• Given instruction: Type out the data exactly as given. Skip any image.
══════
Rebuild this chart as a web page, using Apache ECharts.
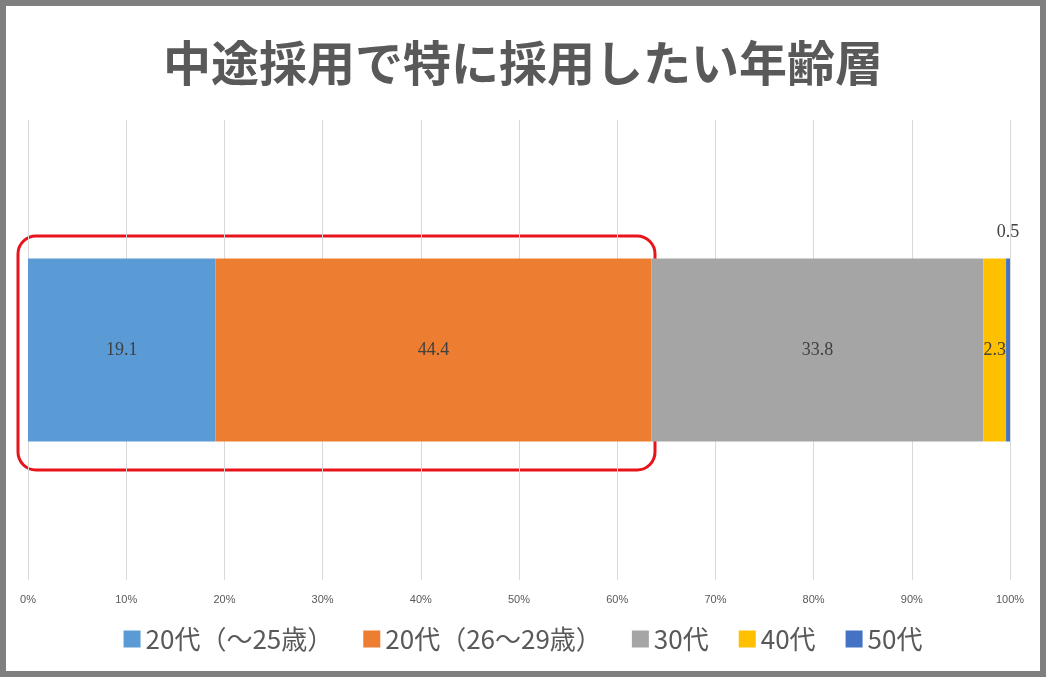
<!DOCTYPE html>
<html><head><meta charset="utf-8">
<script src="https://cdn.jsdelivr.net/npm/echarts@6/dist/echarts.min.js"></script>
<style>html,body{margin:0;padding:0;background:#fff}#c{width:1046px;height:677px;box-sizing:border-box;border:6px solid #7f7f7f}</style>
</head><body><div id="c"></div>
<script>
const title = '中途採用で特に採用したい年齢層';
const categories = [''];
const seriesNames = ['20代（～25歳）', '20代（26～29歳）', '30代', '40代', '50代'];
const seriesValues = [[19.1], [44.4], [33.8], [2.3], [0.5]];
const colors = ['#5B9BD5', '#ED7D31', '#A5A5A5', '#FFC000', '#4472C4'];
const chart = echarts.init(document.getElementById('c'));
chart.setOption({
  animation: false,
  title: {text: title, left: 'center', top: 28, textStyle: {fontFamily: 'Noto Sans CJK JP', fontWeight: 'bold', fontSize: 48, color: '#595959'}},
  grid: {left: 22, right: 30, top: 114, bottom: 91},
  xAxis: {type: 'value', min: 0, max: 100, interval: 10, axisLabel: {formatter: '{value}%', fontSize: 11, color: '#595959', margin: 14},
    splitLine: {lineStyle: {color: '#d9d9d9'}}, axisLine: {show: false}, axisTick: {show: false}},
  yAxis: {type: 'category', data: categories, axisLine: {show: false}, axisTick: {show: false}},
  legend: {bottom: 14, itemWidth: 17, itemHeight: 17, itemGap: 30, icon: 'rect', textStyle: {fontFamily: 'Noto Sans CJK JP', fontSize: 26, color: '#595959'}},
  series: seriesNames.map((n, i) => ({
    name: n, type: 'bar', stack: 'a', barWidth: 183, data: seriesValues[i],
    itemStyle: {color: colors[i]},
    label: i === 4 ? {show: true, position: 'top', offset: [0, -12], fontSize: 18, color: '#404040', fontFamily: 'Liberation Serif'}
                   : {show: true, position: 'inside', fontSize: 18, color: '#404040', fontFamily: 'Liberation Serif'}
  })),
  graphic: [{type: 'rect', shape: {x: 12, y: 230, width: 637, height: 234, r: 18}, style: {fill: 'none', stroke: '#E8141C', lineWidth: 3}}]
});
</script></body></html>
══════
• Task solution:
Rebuild this chart as a web page, using Apache ECharts.
<!DOCTYPE html>
<html><head><meta charset="utf-8">
<script src="https://cdn.jsdelivr.net/npm/echarts@6/dist/echarts.min.js"></script>
<style>html,body{margin:0;padding:0;background:#fff}#c{width:1046px;height:677px;box-sizing:border-box;border:6px solid #7f7f7f}</style>
</head><body><div id="c"></div>
<script>
const title = '中途採用で特に採用したい年齢層';
const categories = [''];
const seriesNames = ['20代（～25歳）', '20代（26～29歳）', '30代', '40代', '50代'];
const seriesValues = [[19.1], [44.4], [33.8], [2.3], [0.5]];
const colors = ['#5B9BD5', '#ED7D31', '#A5A5A5', '#FFC000', '#4472C4'];
const chart = echarts.init(document.getElementById('c'));
chart.setOption({
  animation: false,
  title: {text: title, left: 'center', top: 28, textStyle: {fontFamily: 'Noto Sans CJK JP', fontWeight: 'bold', fontSize: 48, color: '#595959'}},
  grid: {left: 22, right: 30, top: 114, bottom: 91},
  xAxis: {type: 'value', min: 0, max: 100, interval: 10, axisLabel: {formatter: '{value}%', fontSize: 11, color: '#595959', margin: 14},
    splitLine: {lineStyle: {color: '#d9d9d9'}}, axisLine: {show: false}, axisTick: {show: false}},
  yAxis: {type: 'category', data: categories, axisLine: {show: false}, axisTick: {show: false}},
  legend: {bottom: 14, itemWidth: 17, itemHeight: 17, itemGap: 30, icon: 'rect', textStyle: {fontFamily: 'Noto Sans CJK JP', fontSize: 26, color: '#595959'}},
  series: seriesNames.map((n, i) => ({
    name: n, type: 'bar', stack: 'a', barWidth: 183, data: seriesValues[i],
    itemStyle: {color: colors[i]},
    label: i === 4 ? {show: true, position: 'top', offset: [0, -12], fontSize: 18, color: '#404040', fontFamily: 'Liberation Serif'}
                   : {show: true, position: 'inside', fontSize: 18, color: '#404040', fontFamily: 'Liberation Serif'}
  })),
  graphic: [{type: 'rect', shape: {x: 12, y: 230, width: 637, height: 234, r: 18}, style: {fill: 'none', stroke: '#E8141C', lineWidth: 3}}]
});
</script></body></html>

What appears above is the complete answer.